Opportunity: By leveraging the technical assistance to deliver project preparation, as provided by bilateral and multilateral aid agencies and development finance institutions, creditworthy project sponsors are steadily building a pipeline of bankable projects but there is a significant gap between bankable opportunities and financial closures. The Green Finance Guarantee Facility (GF2) will help overcome obstacles faced by financial institutions and their credit committees on the mitigation of real or perceived risk. More so, the GF2 can be used as a means to crowd in investment capital to reap innovative and high impact climate smart infrastructure projects that may not yet have a commercial track record.

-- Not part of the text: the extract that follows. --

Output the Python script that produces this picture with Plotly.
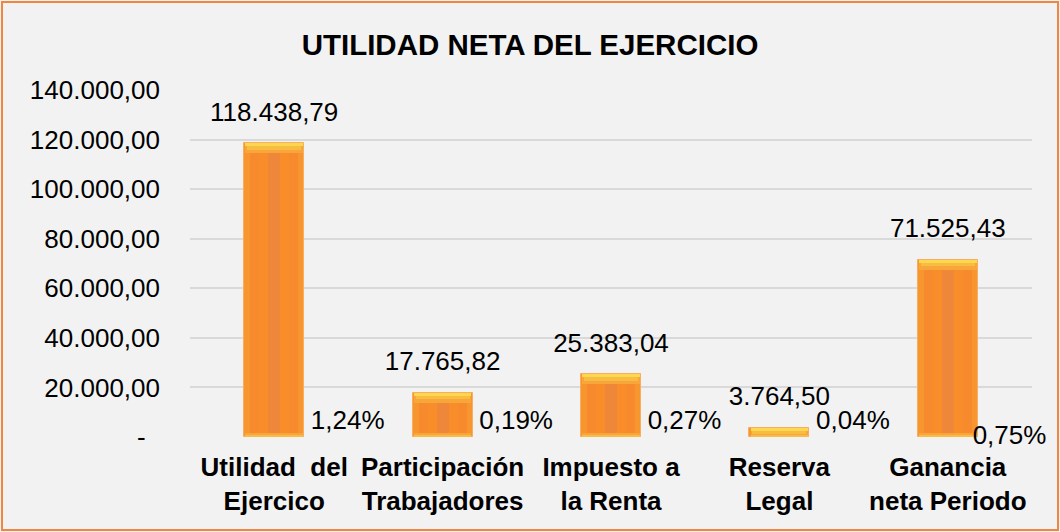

Challenge: While there exist bankable climate-smart infrastructure projects that have had financial closures, there numbers are few and are evaluated against traditional risk-return investment profiles. This profile evaluates climate-smart infrastructure projects from a financial viability perspective over an economic viability perspective (evaluating project costs (capital, operating and nonfinancial costs) against project benefits (revenues, nonfinancial benefits, avoided environmental costs of carbon emissions, improved productivity etc). More so, climate-smart infrastructure projects do not have a clear payback model and do not generate the returns to investors against the market financing rate of the projects. Hence, most climate-smart infrastructure investments fail to progress and obtain financial closures.

Example: A Renewable Energy Project in the Global South seeking Construction Finance

Intervention: The GFI will use CGEF to de-risk investments by financial sector stakeholders, particularly long-term institutional investors, into climate-smart infrastructure. The aim is to change the perception of risk associated with climate-smart infrastructure projects to make financing possible. The facility uses alternative blend funding to attract local currency financing into local climate-smart infrastructure projects. The facility aims to solve existing green finance market problems as illustrated in the table below:

MARKET FAILURE PROPOSED GF2 SOLUTION
Various risks act as investment barriers to crowd-in local and international private sector investors for infrastructure related projects in the emerging economies Using impact-based public money to seed a facility to de-risk investment and crowd-in local and international private sector investors that provide long term competitively priced funding
Commercial and political risks translate to high financing costs leaving the economics for projects unviable Uses currency convertibility/availability risk for USD/EUR funded projects in commodity-based economies and potential nationalisation risk which discourages local currency investment accessing local debt capital markets (DCM)
Projects with adverse climate impacts continue to be built due to perceived cheaper long-run costs, locking in further emissions for decades to come, with less economically developed countries set to suffer disproportionate financial and social losses due to climate change Supporting the funding of projects that mitigate or adapt to climate change in middle and low-income southern hemisphere countries.
There is a lack of specific focus on climate-friendly projects with existing facilities, which risks locking in further long-term emissions. A climate and social justice lens are essential for all future investments The facility will have a specific mandate to invest into clean infrastructure projects, alleviating long-term impacts of climate change on less economically developed countries

The GF2 funding structure comprises three guarantee facilities of differing natures, with appropriate funders identified for each1. The guarantee covers political and commercial (P&C) risks2 by enabling “FundCo” to provide competitively priced long-term funding to climate-smart infrastructure projects, based on GF2 altering the credit risk profile for investors into FundCo. The funding goes towards identified and approved climate-friendly projects in local currency. The Guarantee fees paid by FundCo represent the credit risk spread/delta between invested return from subordinated and senior guarantee facilities and required return. The GF2 constituent facilities are invested into appropriate instruments, with returns on the grant facility capitalised to increase facility size, whilst other two do not capitalise returns.

Similar to other guarantee mechanisms, the GF2 helps to reduce the risk profile of projects by raising the credit rating of a sponsor and associated financial request to meet the minimum mandated expectations of institutional investors. The innovation behind the GF2 is two-fold: (1) the exclusive focus on climate-smart infrastructure and (2) the blend of public and private funds to achieve financial sustainability and scale.